“Oh – wait! Is it my turn again?”
Unlike the other player types, Socializers don’t really play for the sake of the game. Sure, they like to roll dice and flay orcs just as much as the next geek, but Socializers see games as tools more than as hobbies. They use games the way that some people use alcohol – a social device and a means of bringing folks together through a shared experience. Games give Socializers something to do during the pauses in conversation, but they’re never the focus of the evening. Socializers are there for the people, and they’re less concerned about keeping score or developing strategy than they are about everyone feeling included and having fun.
Socializers prefer games that are light on rules and heavy on interaction. Pictionary is one classic example. The Socializer’s ideal game is one with rules that are quick to explain, easy to master, and game play is fast and interactive. They generally strive for games that bring other players out of their respective shells and are not too combative. While a little competition can spark friendly rivalries, Socializers prefer that no one feel jilted or be attacked directly. Party games or family games are the go-to genres for a Socializer, but dinner theater games like How to Host a Murder can be another great avenue for Socializers looking to blend action and competition with cooperative mechanics.

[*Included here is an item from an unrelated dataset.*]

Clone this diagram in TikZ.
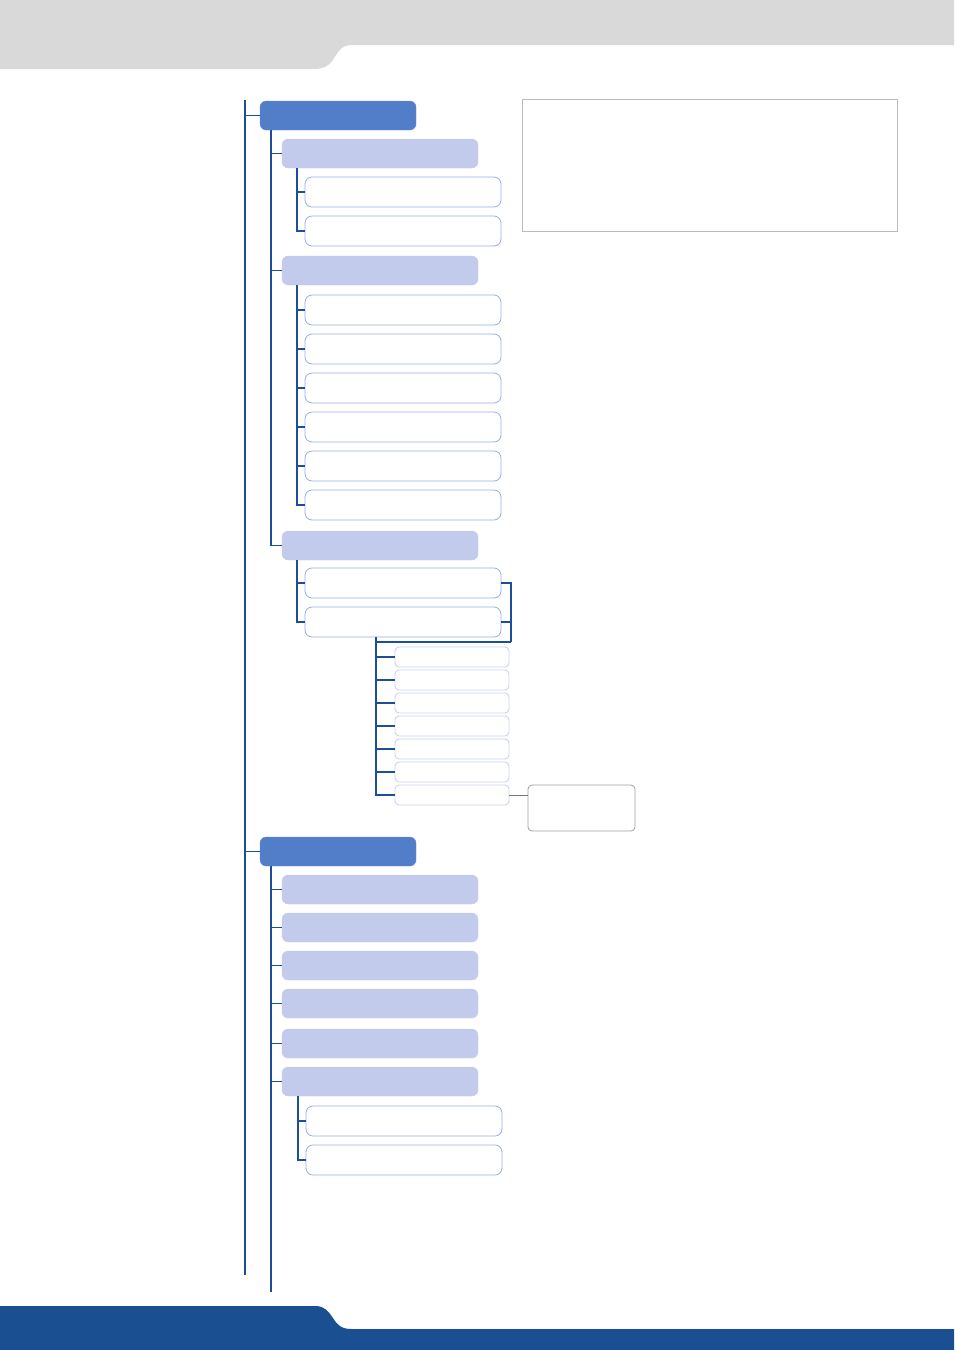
\documentclass[tikz,border=0pt]{standalone}
\usepackage{xcolor}
\usepackage{tikz}
\usetikzlibrary{calc, positioning}
\definecolor{HeadGray}{HTML}{D9D9D9}
\definecolor{FootBlue}{HTML}{1A4F92}
\definecolor{LinkBlue}{HTML}{1F4E98}
\definecolor{BoxDark}{HTML}{517DC9}
\definecolor{BoxLight}{HTML}{C2CBEB}
\definecolor{BoxEdge}{HTML}{9AAEE4}
\definecolor{BoxEdgeSoft}{HTML}{C9D3F1}
\definecolor{FrameGray}{HTML}{BBBBBB}
\tikzset{
  % Riquadri dell'albero
  box/.style={rounded corners=6pt,anchor=north west,inner sep=0,outer sep=0},
  box top/.style={box,fill=BoxDark,draw=BoxDark!85!white,minimum width=156,minimum height=29},
  box mid/.style={box,fill=BoxLight,draw=BoxLight!90!white,minimum width=196,minimum height=29},
  box leaf/.style={box,fill=white,draw=BoxEdge,line width=0.8,minimum width=196,minimum height=30,rounded corners=7pt},
  box tiny/.style={box,fill=white,draw=BoxEdgeSoft,line width=0.9,minimum width=114,minimum height=20,rounded corners=4pt},
  % Riquadri grigi
  note frame/.style={anchor=north west,inner sep=0,draw=FrameGray,line width=1.4,minimum width=375,minimum height=132},
  callout/.style={box,draw=FrameGray!85!black,line width=0.8,rounded corners=4pt,minimum width=107,minimum height=46},
  % Connessioni
  connect/.style={LinkBlue,line width=1.1},
  connect thick/.style={LinkBlue,line width=1.8},
  gray link/.style={gray!90!black,line width=1}
}
\begin{document}
\begin{tikzpicture}[x=1pt,y=-1pt]
  \useasboundingbox (0,0) rectangle (954,1350);
  % fasce di pagina
  \fill[HeadGray] (0,0) -- (954,0) -- (954,45) -- (352,45)
    .. controls (341,45) and (338,52) .. (333,60)
    .. controls (328,67) and (322,69) .. (313,69) -- (0,69) -- cycle;
  \fill[FootBlue] (0,1306) -- (315,1306)
    .. controls (325,1306) and (328,1311) .. (333,1318)
    .. controls (338,1326) and (342,1329) .. (352,1329)
    -- (954,1329) -- (954,1350) -- (0,1350) -- cycle;
  % riquadro note
  \node[note frame] (note) at (522,99) {};
  % primo livello
  \node[box top] (t1) at (260,101) {};
  \node[box top] (t2) at (260,837) {};
  \coordinate (spine) at (245,100);
  \coordinate (spine end) at (245,1275);
  \draw[connect] (spine) -- (spine end);
  \foreach \n in {t1,t2}
    \draw[connect] (spine |- \n.west) -- (\n.west);
  % secondo livello, primo ramo
  \foreach \y [count=\i] in {139,256,531}
    \node[box mid] (a\i) at (282,\y) {};
  \coordinate (ra) at (271,130);
  \draw[connect] (ra) |- (a3.west);
  \foreach \i in {1,2}
    \draw[connect] (ra |- a\i.west) -- (a\i.west);
  % terzo livello
  \foreach \y [count=\i] in {177,216}
    \node[box leaf] (a1\i) at (305,\y) {};
  \foreach \y [count=\i] in {295,334,373,412,451,490}
    \node[box leaf] (a2\i) at (305,\y) {};
  \foreach \y [count=\i] in {568,607}
    \node[box leaf] (a3\i) at (305,\y) {};
  \coordinate (ra1) at ($(a1.south west)+(15,0)$);
  \coordinate (ra2) at ($(a2.south west)+(15,0)$);
  \coordinate (ra3) at ($(a3.south west)+(15,0)$);
  \draw[connect thick] (ra1) |- (a12.west);
  \draw[connect thick] (ra1 |- a11.west) -- (a11.west);
  \draw[connect thick] (ra2) |- (a26.west);
  \foreach \i in {1,...,5}
    \draw[connect thick] (ra2 |- a2\i.west) -- (a2\i.west);
  \draw[connect thick] (ra3) |- (a32.west);
  \draw[connect thick] (ra3 |- a31.west) -- (a31.west);
  % parentesi a destra
  \coordinate (bk) at (511,642);
  \draw[connect thick] (a31.east) -| (bk);
  \draw[connect thick] (a32.east) -- (a32.east -| bk);
  % quarto livello
  \foreach \y [count=\i] in {647,670,693,716,739,762,785}
    \node[box tiny] (d\i) at (395,\y) {};
  \coordinate (rd) at ($(a32.south west)+(71,0)$);
  \draw[connect thick] (bk) -- (bk -| rd);
  \draw[connect thick] (rd) |- (d7.west);
  \foreach \i in {1,...,6}
    \draw[connect thick] (rd |- d\i.west) -- (d\i.west);
  % richiamo grigio
  \node[callout] (cl) at (528,785) {};
  \draw[gray link] (d7.east) -- (d7.east -| cl.west);
  % secondo livello, secondo ramo
  \foreach \y [count=\i] in {875,913,951,989,1029,1067}
    \node[box mid] (b\i) at (282,\y) {};
  \coordinate (rb) at (271,866);
  \coordinate (rb end) at (271,1292);
  \draw[connect] (rb) -- (rb end);
  \foreach \i in {1,...,6}
    \draw[connect] (rb |- b\i.west) -- (b\i.west);
  \foreach \y [count=\i] in {1106,1145}
    \node[box leaf] (b6\i) at (306,\y) {};
  \coordinate (rb6) at ($(b6.south west)+(16,0)$);
  \draw[connect] (rb6) |- (b62.west);
  \draw[connect] (rb6 |- b61.west) -- (b61.west);
\end{tikzpicture}
\end{document}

If a game is heavy on rules or strategy though, a Socializer would be wise to skip out early that night. Twenty minute monologues on tile placement and turn order take away valuable chatting time, and the steep learning curve involved in many strategic games is too much cognitive investment for gamers whose primary goal is to catch up with their friends. Games that require a fair amount of forethought and focus aren’t likely to hold the interest of a Socializer, nor will those that involve several hours of commitment time.